The former Marion Theatre sits abandoned as it
represents the decline of cinema. PHOTO COURTESY OF CAROL HIGHSMITH/LIBRARY OF CONGRESS
For over a century, the motion picture has been at the forefront of pop culture and the arts. At first, theaters would fill to see films that were brief, black and white, and soundless. These early pictures were a technological spectacle but did little to immerse the viewer in drama. As the industry advanced through the early part of the 20th century, film started to become more elaborate, incorporating the primitive stages of special effects, stunts, and props. Individually, each of these pieces wasn’t particularly impressive but paired with a great narrative, it gave the audience the ability to connect with the film on a deeper level through vision.

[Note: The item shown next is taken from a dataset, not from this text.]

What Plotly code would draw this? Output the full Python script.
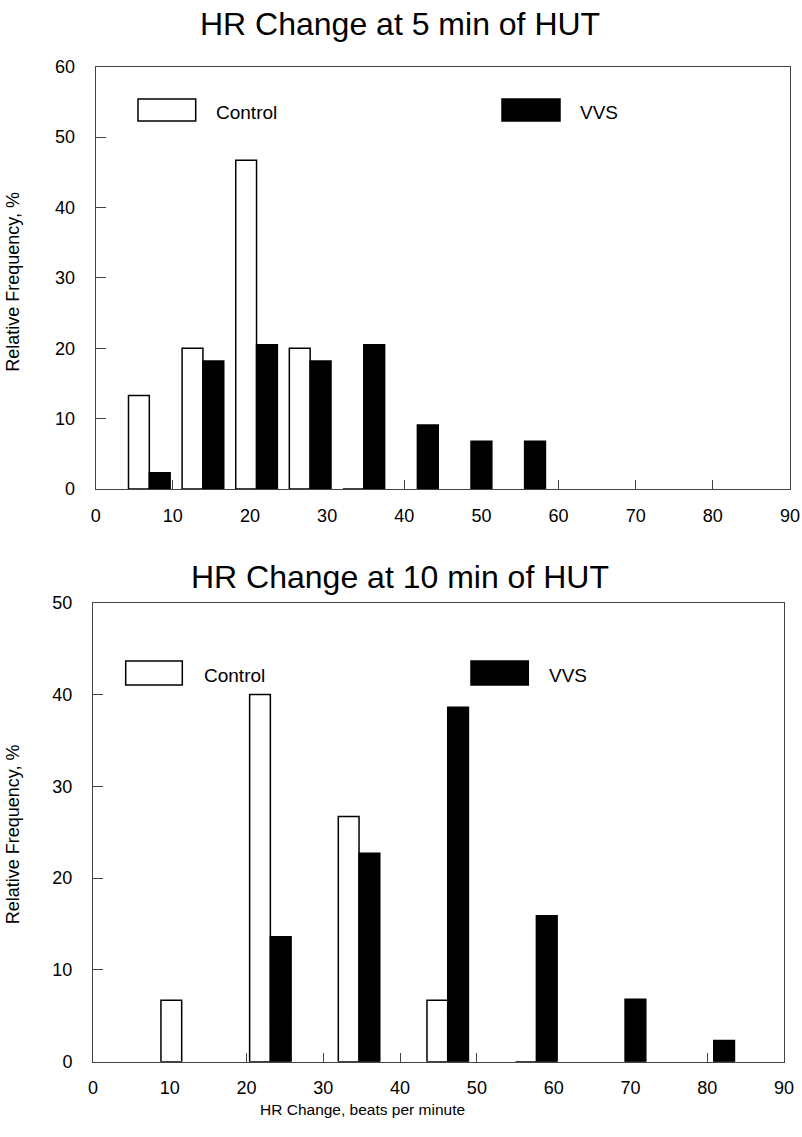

For the first time in history, a new medium for storytelling was born through the visual arts. The essence that draws us to great books, plays, or films is the story and the length of each medium is certainly correlated to the degree of depth a director can partake when telling a story. This is why the rise of television as the prominent form of motion picture should be celebrated, even at the expense of the movie industry.
It’s clear that Hollywood feels threatened by the television format by looking at how the industry has reshaped its multi-million dollar projects. It is far rarer to see new films that make a cultural impact in terms of great storytelling the way that many pictures did from the 70s-90s. Especially over the past decade, the success of Marvel’s cinematic universe has created a strong precedent for building out stories across multiple movies. You could call this the “televison-ication” of the movie industry, where studios lay out a plan for a multi-part saga stretching across multiple years. Although one could argue that this shift is a welcome change and that this general shift allows for the possibility of better storytelling, these projects still fail to compete with the scope and breadth of a full television series.
Considering a cinematic universe as expansive as Marvel only has two to three movies each with contained stories of the main characters. When compared to something like Breaking Bad or Mad Men, each with 60+ hours of narratives spanning multiple seasons that are able to deeply explore the motivations, backstory, and psyche of multiple characters. Although there is a certain artistic statement associated with being able to tell a compelling story within a 2 hour time period, even the most talented directors can’t reach the psychological depth of characters or conflicting narratives that appear in long-running television series. In this way, modern television is far more similar to a novel than a film but without the bar for entry being literacy. This makes TV by far the most democratic way to distribute expansive and complex storytelling. There’s no telling how monumental decades of work on 60+ hour stories could be for the world of art, even if it means the death of cinema.